(Exercise prompt): Take the lines from the head of the listing through the one bearing "const D0 = 0.3, D1" and copy them exactly, leaving every picture out.

(Supplied data):
----
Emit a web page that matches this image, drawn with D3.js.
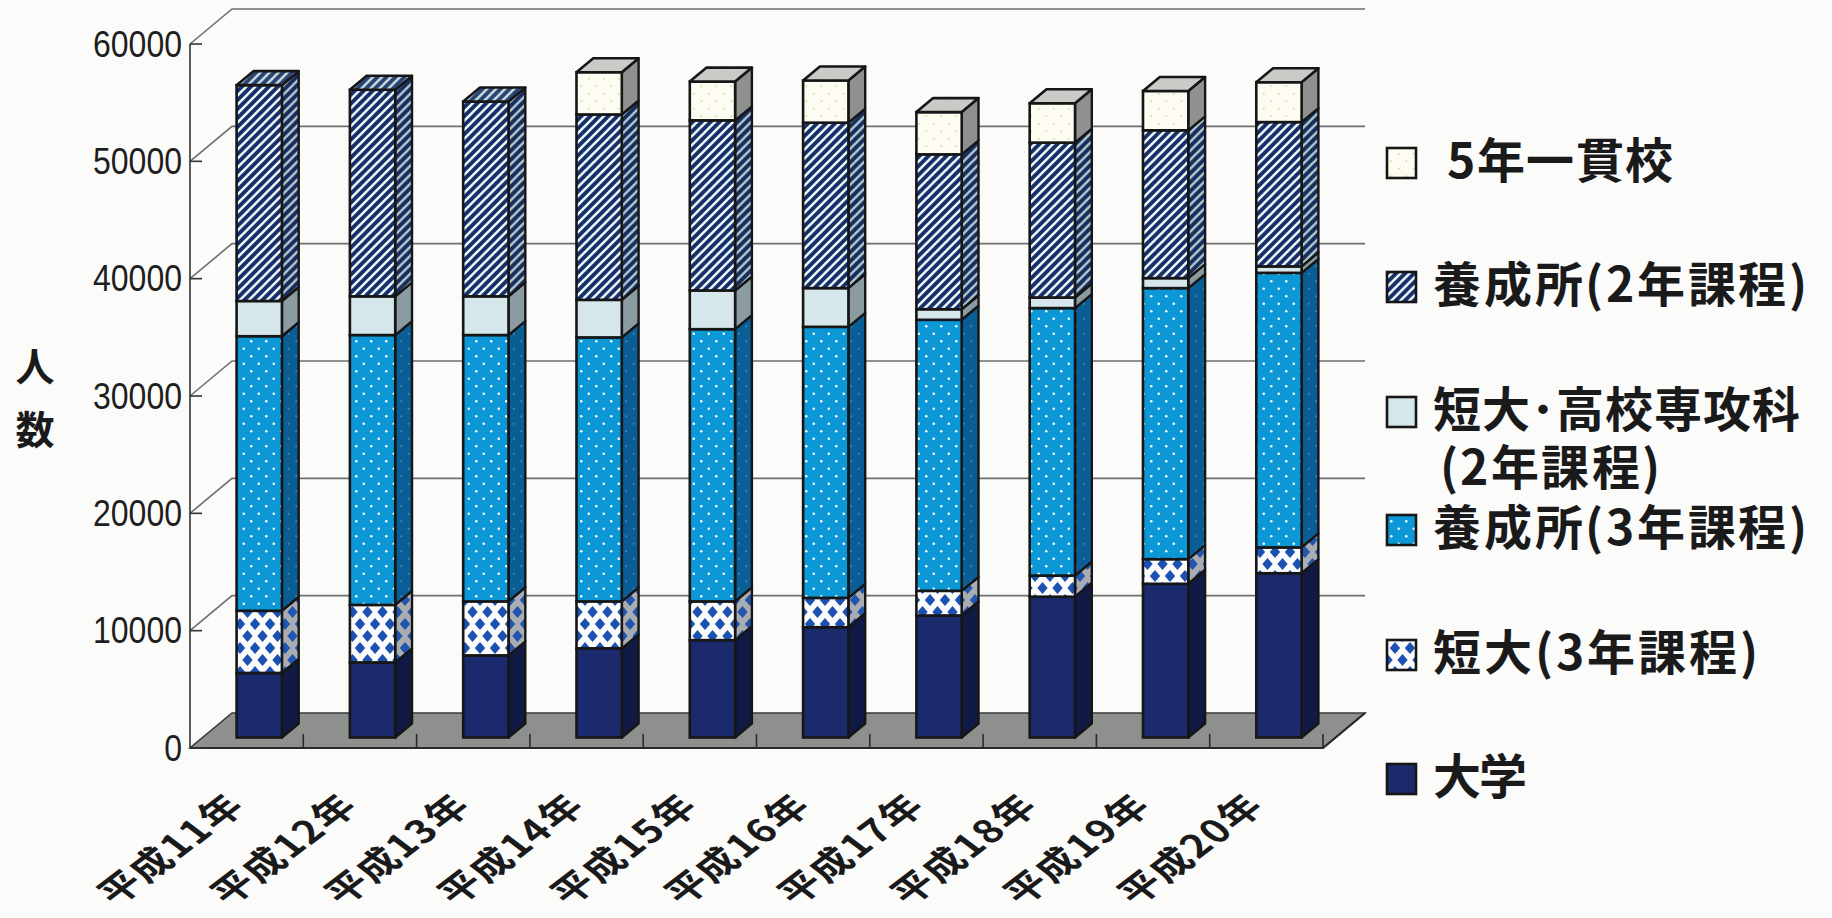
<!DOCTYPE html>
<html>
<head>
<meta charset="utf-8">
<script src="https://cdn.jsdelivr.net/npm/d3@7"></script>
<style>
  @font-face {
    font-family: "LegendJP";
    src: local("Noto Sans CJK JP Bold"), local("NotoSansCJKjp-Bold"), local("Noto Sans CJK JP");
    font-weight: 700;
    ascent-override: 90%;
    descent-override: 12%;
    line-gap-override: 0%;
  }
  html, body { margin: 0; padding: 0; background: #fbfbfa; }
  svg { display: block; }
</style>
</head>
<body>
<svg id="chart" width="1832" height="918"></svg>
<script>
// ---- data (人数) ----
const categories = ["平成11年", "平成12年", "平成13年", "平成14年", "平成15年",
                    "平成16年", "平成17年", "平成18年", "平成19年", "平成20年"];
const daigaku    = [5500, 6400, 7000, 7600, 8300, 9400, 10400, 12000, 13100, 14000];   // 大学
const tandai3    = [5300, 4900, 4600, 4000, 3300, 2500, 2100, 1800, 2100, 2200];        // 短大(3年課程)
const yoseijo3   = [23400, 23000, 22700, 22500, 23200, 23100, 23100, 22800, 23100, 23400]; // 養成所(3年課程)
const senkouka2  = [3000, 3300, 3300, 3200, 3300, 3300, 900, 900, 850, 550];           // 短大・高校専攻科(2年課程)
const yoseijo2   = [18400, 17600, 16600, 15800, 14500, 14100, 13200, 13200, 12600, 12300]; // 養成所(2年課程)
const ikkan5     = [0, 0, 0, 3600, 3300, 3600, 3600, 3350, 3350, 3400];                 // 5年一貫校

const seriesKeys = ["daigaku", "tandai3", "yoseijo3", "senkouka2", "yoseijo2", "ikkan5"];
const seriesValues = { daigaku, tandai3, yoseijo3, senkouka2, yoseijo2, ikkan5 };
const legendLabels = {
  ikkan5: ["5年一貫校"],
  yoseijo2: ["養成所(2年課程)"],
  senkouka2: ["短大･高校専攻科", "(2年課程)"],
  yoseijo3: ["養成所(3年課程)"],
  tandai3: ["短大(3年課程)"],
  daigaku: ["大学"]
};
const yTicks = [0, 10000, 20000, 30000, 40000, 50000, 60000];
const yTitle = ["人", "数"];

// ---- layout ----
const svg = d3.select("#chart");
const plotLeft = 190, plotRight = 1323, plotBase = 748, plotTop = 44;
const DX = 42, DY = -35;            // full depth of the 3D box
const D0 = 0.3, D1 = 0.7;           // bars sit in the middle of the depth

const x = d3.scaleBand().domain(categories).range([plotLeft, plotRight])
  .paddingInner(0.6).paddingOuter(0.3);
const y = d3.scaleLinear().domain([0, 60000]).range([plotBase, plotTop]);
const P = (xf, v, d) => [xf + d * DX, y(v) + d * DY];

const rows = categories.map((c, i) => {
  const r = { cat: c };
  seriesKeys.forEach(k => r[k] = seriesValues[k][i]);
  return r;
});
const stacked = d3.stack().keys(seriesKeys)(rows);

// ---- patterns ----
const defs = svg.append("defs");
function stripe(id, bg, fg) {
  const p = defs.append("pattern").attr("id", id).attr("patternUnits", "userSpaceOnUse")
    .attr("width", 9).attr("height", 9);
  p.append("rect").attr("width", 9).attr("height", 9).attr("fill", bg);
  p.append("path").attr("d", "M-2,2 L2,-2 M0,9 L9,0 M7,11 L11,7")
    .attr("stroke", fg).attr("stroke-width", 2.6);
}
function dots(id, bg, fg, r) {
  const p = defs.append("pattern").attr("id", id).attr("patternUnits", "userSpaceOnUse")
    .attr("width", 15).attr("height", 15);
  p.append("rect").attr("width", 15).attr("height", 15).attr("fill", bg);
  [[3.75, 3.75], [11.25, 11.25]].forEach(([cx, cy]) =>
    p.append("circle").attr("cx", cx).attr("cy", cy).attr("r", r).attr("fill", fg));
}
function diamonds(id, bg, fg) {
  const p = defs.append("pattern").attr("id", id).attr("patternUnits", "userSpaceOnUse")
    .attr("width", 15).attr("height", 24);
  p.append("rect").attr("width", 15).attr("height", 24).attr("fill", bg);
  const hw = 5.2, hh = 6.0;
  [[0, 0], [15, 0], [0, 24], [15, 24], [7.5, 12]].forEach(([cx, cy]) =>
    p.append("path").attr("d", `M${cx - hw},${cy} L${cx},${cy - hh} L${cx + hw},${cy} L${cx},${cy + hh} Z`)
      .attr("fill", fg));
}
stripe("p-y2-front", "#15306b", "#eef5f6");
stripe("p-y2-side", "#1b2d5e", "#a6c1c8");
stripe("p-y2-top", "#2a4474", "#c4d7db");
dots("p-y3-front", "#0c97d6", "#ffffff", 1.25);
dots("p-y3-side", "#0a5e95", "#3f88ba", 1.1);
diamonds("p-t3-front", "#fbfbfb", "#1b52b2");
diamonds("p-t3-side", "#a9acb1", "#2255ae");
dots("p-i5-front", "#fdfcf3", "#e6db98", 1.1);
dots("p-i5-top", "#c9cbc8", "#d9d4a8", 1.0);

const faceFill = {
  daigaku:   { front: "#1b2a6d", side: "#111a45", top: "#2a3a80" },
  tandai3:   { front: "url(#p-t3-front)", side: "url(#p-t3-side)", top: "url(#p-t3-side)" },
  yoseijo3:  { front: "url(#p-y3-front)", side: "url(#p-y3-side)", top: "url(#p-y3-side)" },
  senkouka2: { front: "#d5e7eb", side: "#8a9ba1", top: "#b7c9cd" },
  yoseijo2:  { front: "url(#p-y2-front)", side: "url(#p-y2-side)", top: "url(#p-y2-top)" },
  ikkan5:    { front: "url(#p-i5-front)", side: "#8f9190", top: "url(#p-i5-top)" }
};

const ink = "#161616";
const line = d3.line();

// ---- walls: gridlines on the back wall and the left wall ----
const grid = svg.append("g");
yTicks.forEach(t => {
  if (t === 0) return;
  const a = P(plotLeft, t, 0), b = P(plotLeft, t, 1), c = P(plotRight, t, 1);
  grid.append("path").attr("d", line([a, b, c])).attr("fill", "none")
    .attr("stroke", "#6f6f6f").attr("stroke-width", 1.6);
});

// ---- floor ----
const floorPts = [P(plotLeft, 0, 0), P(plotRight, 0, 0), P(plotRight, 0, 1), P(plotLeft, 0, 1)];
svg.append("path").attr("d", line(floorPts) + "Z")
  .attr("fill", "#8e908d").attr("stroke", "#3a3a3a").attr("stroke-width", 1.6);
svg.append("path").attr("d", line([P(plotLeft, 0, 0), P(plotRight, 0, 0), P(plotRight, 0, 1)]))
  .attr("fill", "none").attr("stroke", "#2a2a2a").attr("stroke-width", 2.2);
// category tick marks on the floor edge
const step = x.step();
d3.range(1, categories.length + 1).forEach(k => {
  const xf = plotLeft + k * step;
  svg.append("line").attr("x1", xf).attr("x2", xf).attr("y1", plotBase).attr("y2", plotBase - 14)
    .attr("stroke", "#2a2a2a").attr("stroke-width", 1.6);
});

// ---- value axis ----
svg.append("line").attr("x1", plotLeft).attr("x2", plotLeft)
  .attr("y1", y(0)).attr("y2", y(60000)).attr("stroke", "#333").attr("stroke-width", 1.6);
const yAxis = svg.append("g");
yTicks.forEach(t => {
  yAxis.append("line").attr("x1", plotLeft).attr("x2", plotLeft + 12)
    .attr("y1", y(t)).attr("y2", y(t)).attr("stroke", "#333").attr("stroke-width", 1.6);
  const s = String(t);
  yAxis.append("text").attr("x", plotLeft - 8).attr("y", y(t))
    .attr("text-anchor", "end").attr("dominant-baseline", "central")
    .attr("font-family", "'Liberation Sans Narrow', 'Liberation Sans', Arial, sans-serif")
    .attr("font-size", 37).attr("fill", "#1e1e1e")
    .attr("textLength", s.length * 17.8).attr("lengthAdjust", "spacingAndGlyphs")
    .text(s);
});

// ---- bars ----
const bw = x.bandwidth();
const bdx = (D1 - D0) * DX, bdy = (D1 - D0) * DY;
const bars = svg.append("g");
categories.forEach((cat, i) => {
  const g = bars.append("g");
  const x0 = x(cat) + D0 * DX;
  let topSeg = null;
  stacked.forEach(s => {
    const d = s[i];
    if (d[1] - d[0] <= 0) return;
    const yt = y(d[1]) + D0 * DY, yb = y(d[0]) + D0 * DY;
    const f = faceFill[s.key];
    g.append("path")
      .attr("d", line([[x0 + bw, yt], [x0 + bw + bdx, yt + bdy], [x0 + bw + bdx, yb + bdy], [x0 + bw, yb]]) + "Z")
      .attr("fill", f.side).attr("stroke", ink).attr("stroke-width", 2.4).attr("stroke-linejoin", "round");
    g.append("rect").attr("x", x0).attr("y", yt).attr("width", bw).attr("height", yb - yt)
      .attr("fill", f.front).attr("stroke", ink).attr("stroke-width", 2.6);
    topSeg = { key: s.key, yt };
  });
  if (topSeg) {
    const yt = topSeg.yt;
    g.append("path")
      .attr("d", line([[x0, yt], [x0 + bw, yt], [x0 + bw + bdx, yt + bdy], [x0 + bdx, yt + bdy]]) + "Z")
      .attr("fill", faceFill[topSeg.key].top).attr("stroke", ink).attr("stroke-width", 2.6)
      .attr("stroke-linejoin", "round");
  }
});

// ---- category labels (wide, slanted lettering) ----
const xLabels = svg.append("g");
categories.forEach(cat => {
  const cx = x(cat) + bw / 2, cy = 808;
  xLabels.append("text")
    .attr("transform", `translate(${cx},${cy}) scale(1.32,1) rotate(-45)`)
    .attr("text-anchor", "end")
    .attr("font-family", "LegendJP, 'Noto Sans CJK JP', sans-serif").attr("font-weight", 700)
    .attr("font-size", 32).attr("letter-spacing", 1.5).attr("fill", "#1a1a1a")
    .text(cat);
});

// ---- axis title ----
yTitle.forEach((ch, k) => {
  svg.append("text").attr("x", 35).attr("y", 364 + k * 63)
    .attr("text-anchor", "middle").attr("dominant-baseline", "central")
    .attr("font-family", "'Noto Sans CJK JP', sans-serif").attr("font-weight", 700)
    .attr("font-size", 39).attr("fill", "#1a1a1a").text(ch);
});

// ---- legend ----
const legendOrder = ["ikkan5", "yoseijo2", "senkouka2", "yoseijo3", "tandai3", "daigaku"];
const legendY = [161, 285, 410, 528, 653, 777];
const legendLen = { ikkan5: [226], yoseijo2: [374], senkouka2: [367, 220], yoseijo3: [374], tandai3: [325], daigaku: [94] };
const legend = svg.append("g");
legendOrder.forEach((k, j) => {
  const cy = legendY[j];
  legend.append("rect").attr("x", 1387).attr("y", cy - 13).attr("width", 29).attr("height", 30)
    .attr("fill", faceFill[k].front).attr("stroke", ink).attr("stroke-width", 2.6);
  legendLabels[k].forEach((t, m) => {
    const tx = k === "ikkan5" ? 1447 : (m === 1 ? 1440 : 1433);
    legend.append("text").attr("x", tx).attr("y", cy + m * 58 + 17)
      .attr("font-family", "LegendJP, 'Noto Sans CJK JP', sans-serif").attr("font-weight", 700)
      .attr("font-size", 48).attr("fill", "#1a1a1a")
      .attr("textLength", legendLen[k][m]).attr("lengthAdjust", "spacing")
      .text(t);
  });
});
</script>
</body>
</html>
----
(Solved exercise):
Emit a web page that matches this image, drawn with D3.js.
<!DOCTYPE html>
<html>
<head>
<meta charset="utf-8">
<script src="https://cdn.jsdelivr.net/npm/d3@7"></script>
<style>
  @font-face {
    font-family: "LegendJP";
    src: local("Noto Sans CJK JP Bold"), local("NotoSansCJKjp-Bold"), local("Noto Sans CJK JP");
    font-weight: 700;
    ascent-override: 90%;
    descent-override: 12%;
    line-gap-override: 0%;
  }
  html, body { margin: 0; padding: 0; background: #fbfbfa; }
  svg { display: block; }
</style>
</head>
<body>
<svg id="chart" width="1832" height="918"></svg>
<script>
// ---- data (人数) ----
const categories = ["平成11年", "平成12年", "平成13年", "平成14年", "平成15年",
                    "平成16年", "平成17年", "平成18年", "平成19年", "平成20年"];
const daigaku    = [5500, 6400, 7000, 7600, 8300, 9400, 10400, 12000, 13100, 14000];   // 大学
const tandai3    = [5300, 4900, 4600, 4000, 3300, 2500, 2100, 1800, 2100, 2200];        // 短大(3年課程)
const yoseijo3   = [23400, 23000, 22700, 22500, 23200, 23100, 23100, 22800, 23100, 23400]; // 養成所(3年課程)
const senkouka2  = [3000, 3300, 3300, 3200, 3300, 3300, 900, 900, 850, 550];           // 短大・高校専攻科(2年課程)
const yoseijo2   = [18400, 17600, 16600, 15800, 14500, 14100, 13200, 13200, 12600, 12300]; // 養成所(2年課程)
const ikkan5     = [0, 0, 0, 3600, 3300, 3600, 3600, 3350, 3350, 3400];                 // 5年一貫校

const seriesKeys = ["daigaku", "tandai3", "yoseijo3", "senkouka2", "yoseijo2", "ikkan5"];
const seriesValues = { daigaku, tandai3, yoseijo3, senkouka2, yoseijo2, ikkan5 };
const legendLabels = {
  ikkan5: ["5年一貫校"],
  yoseijo2: ["養成所(2年課程)"],
  senkouka2: ["短大･高校専攻科", "(2年課程)"],
  yoseijo3: ["養成所(3年課程)"],
  tandai3: ["短大(3年課程)"],
  daigaku: ["大学"]
};
const yTicks = [0, 10000, 20000, 30000, 40000, 50000, 60000];
const yTitle = ["人", "数"];

// ---- layout ----
const svg = d3.select("#chart");
const plotLeft = 190, plotRight = 1323, plotBase = 748, plotTop = 44;
const DX = 42, DY = -35;            // full depth of the 3D box
const D0 = 0.3, D1 = 0.7;           // bars sit in the middle of the depth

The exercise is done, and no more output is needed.